SESTA/FOSTA has actually put sex workers in danger; some are already reporting that pimps are capitalizing on their new vulnerability now that websites like Backpage have shuttered. It’s also done nothing to deter human traffickers, who have moved to the dark web and forced their victims out onto the streets. Evidence suggests that SESTA/FOSTA could reverse a 17 percent reduction in homicides targeting female sex workers. Moreover, marginalized populations disproportionately use sex work to survive. As a result, SESTA/FOSTA has been especially harmful to queer and trans people, immigrants and migrants, women of color, the homeless, and the disabled. This bill is only the continuation of our country’s policies profiting off the mass incarceration of already vulnerable people.

It is critically important that advocates for marginalized communities and trafficking survivors stand up and call to repeal SESTA/FOSTA, and work to undo the damage it has already inflicted.

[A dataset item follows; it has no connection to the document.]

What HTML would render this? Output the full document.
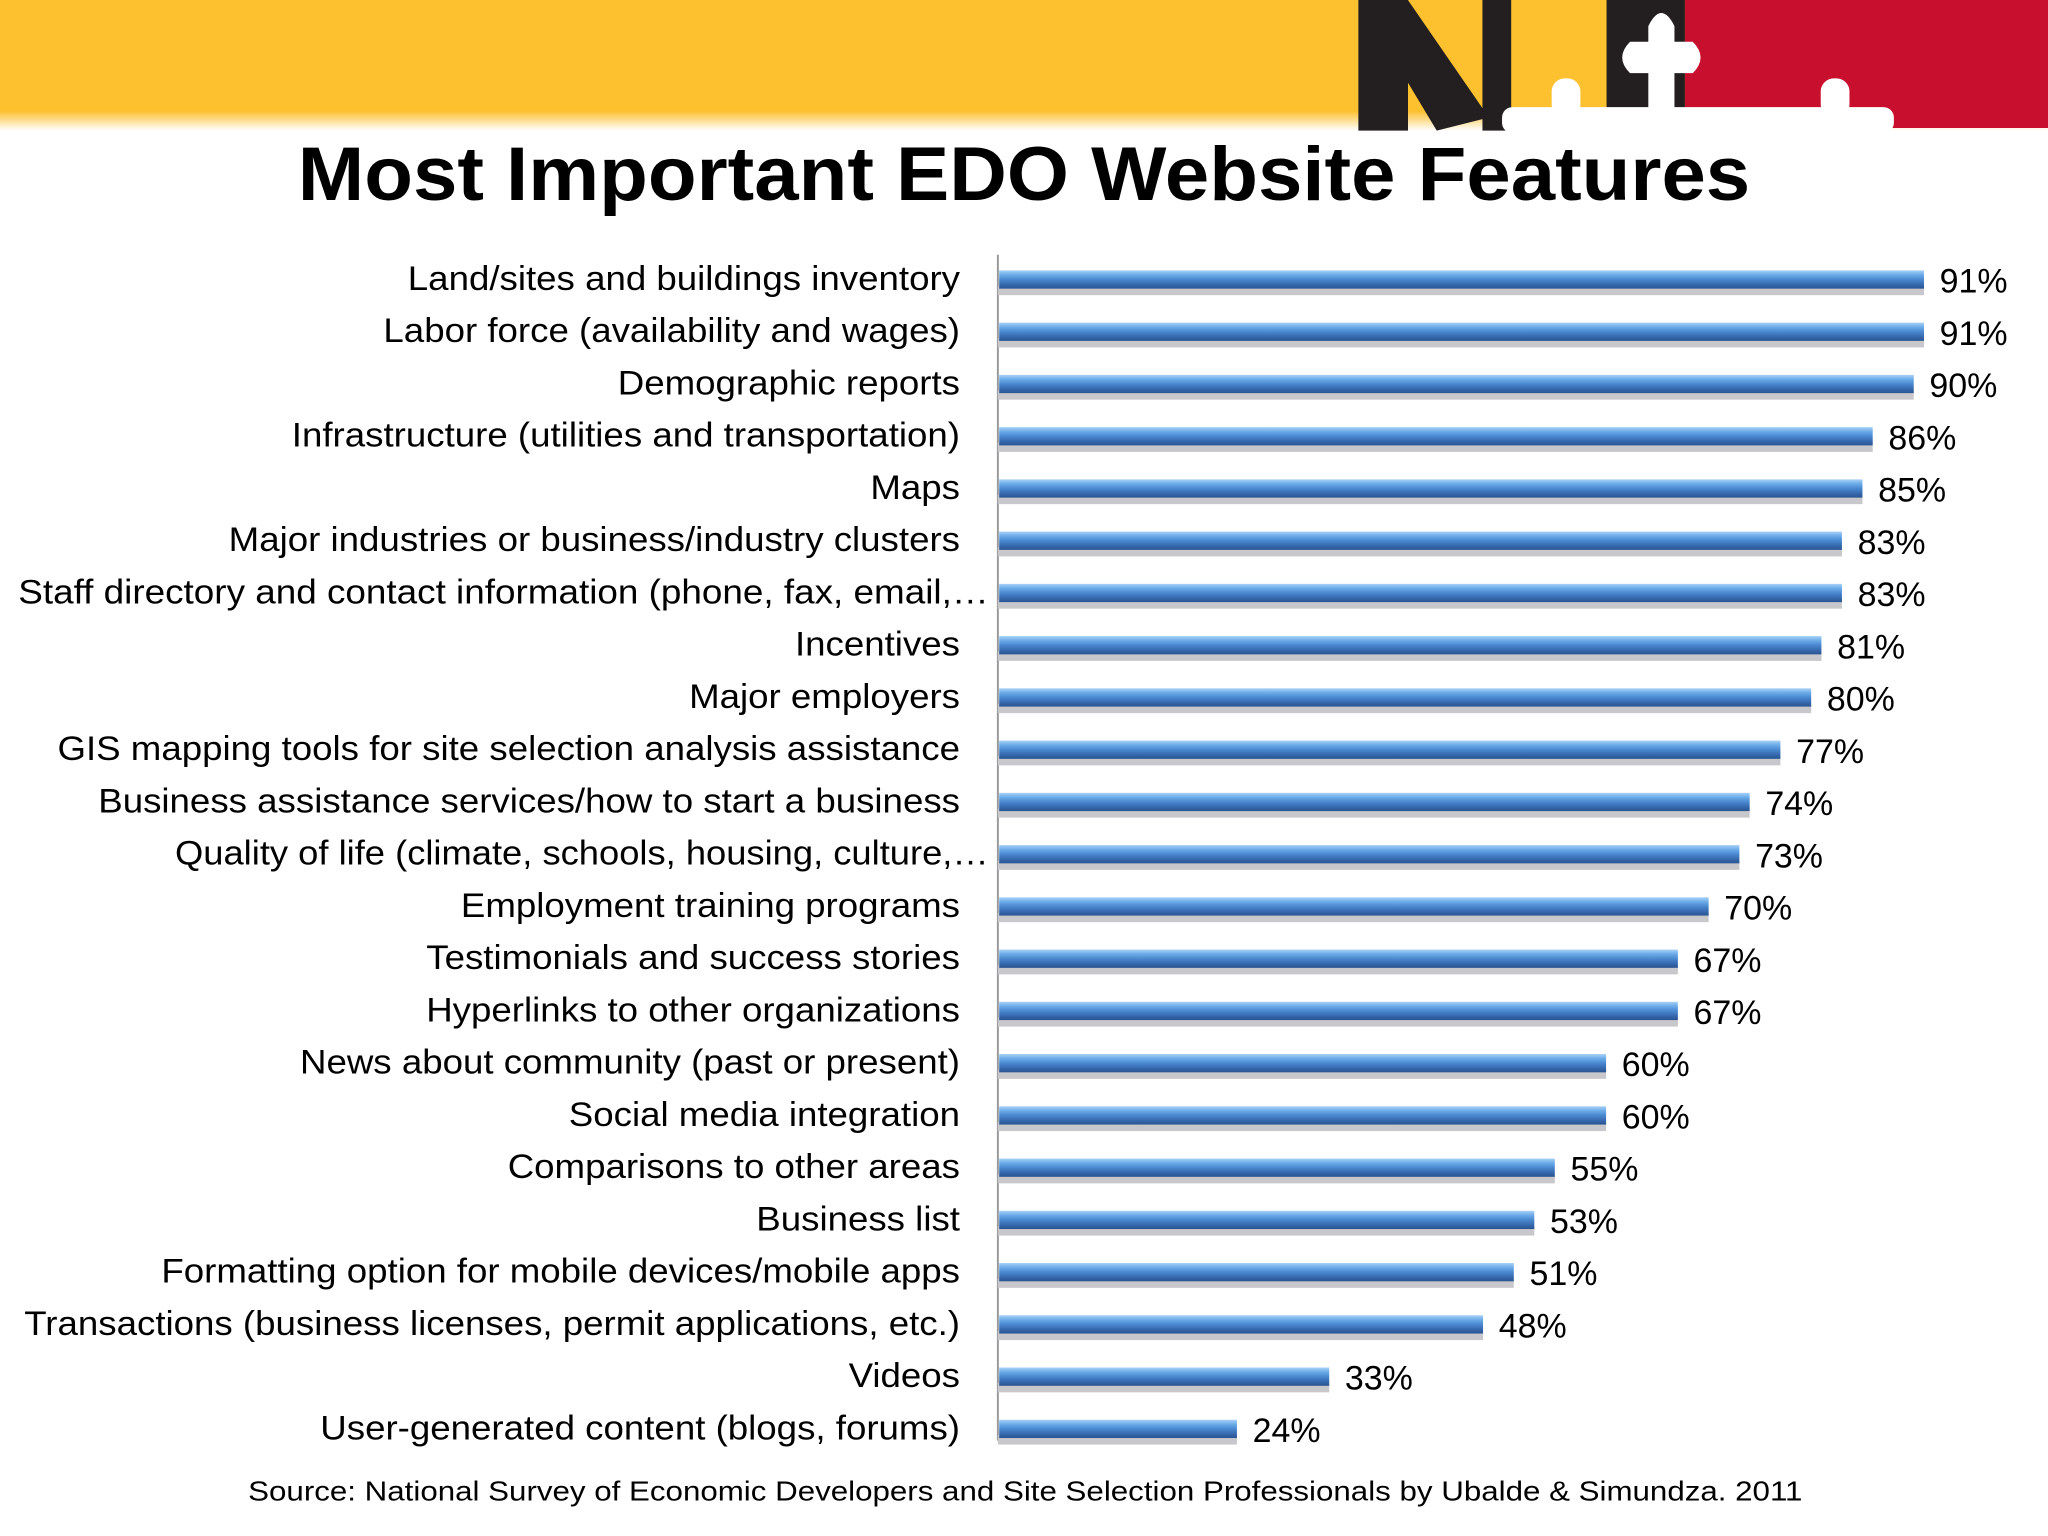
<!DOCTYPE html>
<html><head><meta charset="utf-8"><style>
html,body{margin:0;padding:0;background:#fff;}
svg{display:block;}
</style></head><body>
<svg id="chart" width="2048" height="1536" viewBox="0 0 1568 1176" xmlns="http://www.w3.org/2000/svg">
<defs>
<linearGradient id="bg" x1="0" y1="0" x2="0" y2="1">
<stop offset="0" stop-color="#a8d2f6"/><stop offset="0.25" stop-color="#6aaae8"/><stop offset="0.5" stop-color="#4a88d0"/><stop offset="0.8" stop-color="#3466aa"/><stop offset="1" stop-color="#2a5490"/>
</linearGradient>
<linearGradient id="fade" x1="0" y1="0" x2="0" y2="1">
<stop offset="0" stop-color="#fdc02f"/><stop offset="0.85" stop-color="#fdc02f"/><stop offset="1" stop-color="#fff"/>
</linearGradient>
</defs>
<g>
<rect x="0" y="0" width="1568" height="100" fill="url(#fade)"/>
<rect x="1040" y="0" width="38" height="100" fill="#231f20"/>
<polygon points="1040,0 1078,0 1140,90 1100,100" fill="#231f20"/>
<polygon points="1078,0 1140,0 1140,90" fill="#fdc02f"/>
<rect x="1135" y="0" width="22" height="100" fill="#231f20"/>
<rect x="1290" y="0" width="278" height="98" fill="#c8102e"/>
<rect x="1230" y="0" width="60" height="98" fill="#231f20"/>
<path d="M1262 20 q10 -20 20 0 v12 h14 q12 12 0 24 h-14 v30 h-20 v-30 h-14 q-12 -12 0 -24 h14z" fill="#fff"/>
<rect x="1150" y="82" width="300" height="20" rx="8" fill="#fff"/>
<rect x="1188" y="60" width="22" height="30" rx="10" fill="#fff"/>
<rect x="1394" y="60" width="22" height="30" rx="10" fill="#fff"/>
</g>
<text x="784" y="153" text-anchor="middle" font-family="Liberation Sans, sans-serif" font-weight="bold" font-size="58" textLength="1112" lengthAdjust="spacingAndGlyphs" fill="#000">Most Important EDO Website Features</text>
<line x1="764" y1="195" x2="764" y2="1103" stroke="#999" stroke-width="1.5"/>
<g id="bars"></g>
<text x="785" y="1149" text-anchor="middle" font-family="Liberation Sans, sans-serif" font-size="21" textLength="1190" lengthAdjust="spacingAndGlyphs" fill="#000">Source: National Survey of Economic Developers and Site Selection Professionals by Ubalde &amp; Simundza. 2011</text>
</svg>
<script>
const categories = ["Land/sites and buildings inventory","Labor force (availability and wages)","Demographic reports","Infrastructure (utilities and transportation)","Maps","Major industries or business/industry clusters","Staff directory and contact information (phone, fax, email,…","Incentives","Major employers","GIS mapping tools for site selection analysis assistance","Business assistance services/how to start a business","Quality of life (climate, schools, housing, culture,…","Employment training programs","Testimonials and success stories","Hyperlinks to other organizations","News about community (past or present)","Social media integration","Comparisons to other areas","Business list","Formatting option for mobile devices/mobile apps","Transactions (business licenses, permit applications, etc.)","Videos","User-generated content (blogs, forums)"];
const values = [91,91,90,86,85,83,83,81,80,77,74,73,70,67,67,60,60,55,53,51,48,33,24];
const valueLabels = ["91%","91%","90%","86%","85%","83%","83%","81%","80%","77%","74%","73%","70%","67%","67%","60%","60%","55%","53%","51%","48%","33%","24%"];
const NS="http://www.w3.org/2000/svg";
const g=document.getElementById('bars');
function xScale(v){return 758.6+7.851*v;}
function yScale(i){return 214+i*40;}
categories.forEach((c,i)=>{
  const y=yScale(i), x1=xScale(values[i]);
  const sh=document.createElementNS(NS,'rect');
  
  
  sh.setAttribute('x',764);sh.setAttribute('y',y+5);sh.setAttribute('width',x1-764);sh.setAttribute('height',7);sh.setAttribute('fill','#c8c8cc');
  g.appendChild(sh);
  const r=document.createElementNS(NS,'rect');
  
  
  r.setAttribute('x',765);r.setAttribute('y',y-7);r.setAttribute('width',x1-765);r.setAttribute('height',14);r.setAttribute('fill','url(#bg)');
  g.appendChild(r);
  const t=document.createElementNS(NS,'text');
  
  
  t.setAttribute('x',735);t.setAttribute('y',y+8);t.setAttribute('text-anchor','end');
  t.setAttribute('font-family','Liberation Sans, sans-serif');t.setAttribute('font-size','26');
  t.textContent=c;g.appendChild(t);
  const w=t.getComputedTextLength();
  t.setAttribute('lengthAdjust','spacingAndGlyphs');
  if(i==6){t.setAttribute('x',757);t.setAttribute('textLength',743);}
  else if(i==11){t.setAttribute('x',757);t.setAttribute('textLength',623);}
  else {t.setAttribute('textLength',w*1.08);}
  const v=document.createElementNS(NS,'text');
  
  
  v.setAttribute('x',x1+12);v.setAttribute('y',y+10);
  v.setAttribute('font-family','Liberation Sans, sans-serif');v.setAttribute('font-size','26');
  v.textContent=valueLabels[i];g.appendChild(v);
});
</script>
</body></html>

SESTA/FOSTA has been especially harmful to queer and trans people, immigrants and migrants, women of color, the homeless, and the disabled.

Not all human trafficking is sex trafficking. In fact, a much larger proportion of trafficking is labor trafficking. Once SESTA/FOSTA is repealed, we should pass legislation that screens for trafficking in all relevant arrests while closing loopholes in labor laws that exempt the agricultural sector, family businesses, and children from such screening—loopholes that stymie our fight against traffickers.

We must invest real resources into existing Department of Justice programs like the Community Oriented Policing Service (COPS) to rebuild trust and coordination between trafficking-affected communities and law enforcement, so that vulnerable communities and individuals have the resources and capabilities to fight back against trafficking in its early stages. The United States has plenty of existing laws targeting sex trafficking, but we fail to consistently enforce them, such as when courts fail to mandate financial restitution to sex trafficking victims.

Only by centering and respecting trafficking survivors and experts will we be able to identify potential sex trafficking and integrate this information into finding trafficking victims and prosecuting traffickers. We must develop procedures for cooperation and data sharing between law enforcement and websites where online trafficking may occur. Most importantly, we must work to prevent sex trafficking in the first place.

Trafficking prevention starts from an understanding of the root causes of exploitation in the sex trade, which include poverty, lack of education, poor access to stable and affordable housing, undocumented status, punitive criminalization of sex workers, and LGBTQ discrimination, including parental rejection of LGBTQ youth leading to youth homelessness. Indeed, criminalization of sex workers disproportionately harms marginalized populations. This is clearly apparent in New York City, where 70 percent of defendants facing prostitution charges in Brooklyn are black women. The Legal Aid Society of New York has even challenged the constitutionality of practices that wrongfully arrest transgender women who are black and Hispanic under anti-loitering laws purportedly designed to combat sex work. Undocumented immigrants are stalked by ICE at prostitution diversion courts in New York.

The stigma of sex work and having an arrest record make it nearly impossible for people to exit the sex trade. The fewer viable economic choices people have, the more likely they are to be exploited in their attempt to survive. This means marginalized populations are disproportionately vulnerable to trafficking as a result of criminalization. When we fail to target these root causes through economic, immigration, and criminal justice reform and the provision of housing and social services, we fail to fight trafficking. We fail the victims we claim to help.

We must completely overhaul how we identify, investigate, and prevent trafficking so that we can actually reduce the amount of trafficking taking place. Moving it out of sight, the way that SESTA/FOSTA has, just makes things worse.

Elected officials have an obligation to listen to people with lived experiences in the sex trade, value their human rights, fight trafficking, and meet their needs with real, empathetic services and protections. Centering their voices is critical to creating policy that reduces exploitation and prevents trafficking before it happens.

It’s easy to sign onto a bill about trafficking without taking time to listen to community about the impacts. I’m not interested in scoring cheap political points by throwing trafficking victims and sex workers under the bus in the name of being “tough on crime.” Real anti-trafficking work is hard, and I’m committed to fighting that fight.

This editorial reflects policy position developed in direct partnership with trafficking experts and impacted communities.